Let us consider point in option-B
$\left( 4,1,-2 \right)$. Substituting in the equation of the plane, we get
$\begin{align}
  & 3\times 4+5\times 1+-2=15 \\
 & 15=15 \\
\end{align}$
This is true. So, option-B lies on the plane.
Let us consider point in option-C
$\left( 2,3,5 \right)$. Substituting in the equation of the plane, we get
$\begin{align}
  & 3\times 2+5\times 3+5=15 \\
 & 26=15 \\
\end{align}$
This is not true.
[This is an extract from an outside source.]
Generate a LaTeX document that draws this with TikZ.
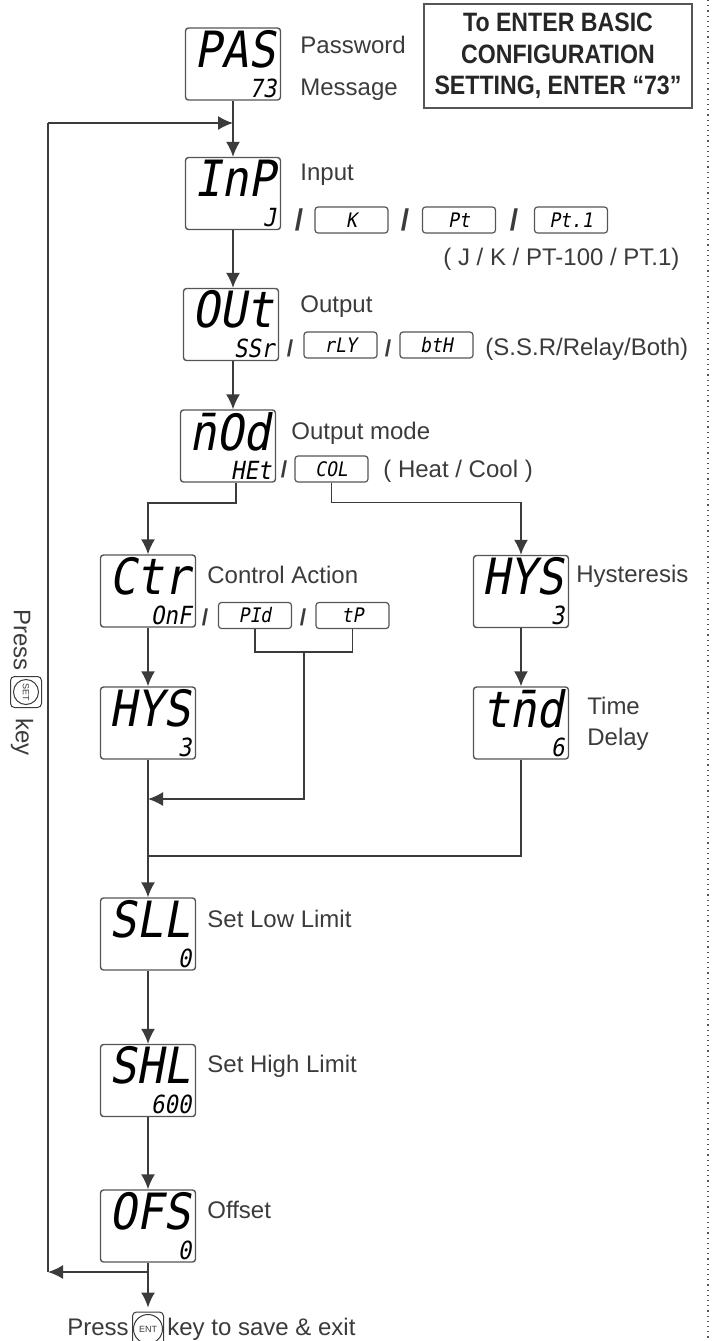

So, option-C doesn’t lie on the plane.
Let us consider point in option-D
$\left( 2,1,3 \right)$. Substituting in the equation of the plane, we get
$\begin{align}
  & 3\times 2+5\times 1+3=15 \\
 & 14=15 \\
\end{align}$
This is not true. So, option-D doesn’t lie on the plane.
$\therefore $The point in option-B lies on the required plane $3x+5y+z=15$.

So, the correct answer is “Option B”.

Note: We can see the diagram below and visualise the answer. The blue surface is the required plane $3x+5y+z=15$. The point C is the midpoint of the line AB and lies on the given plane. This question can have multiple answers but some students tend to stop after the answer of option-B. We have only a single answer in this question but there can be multiple answers and students should be careful while choosing the answer.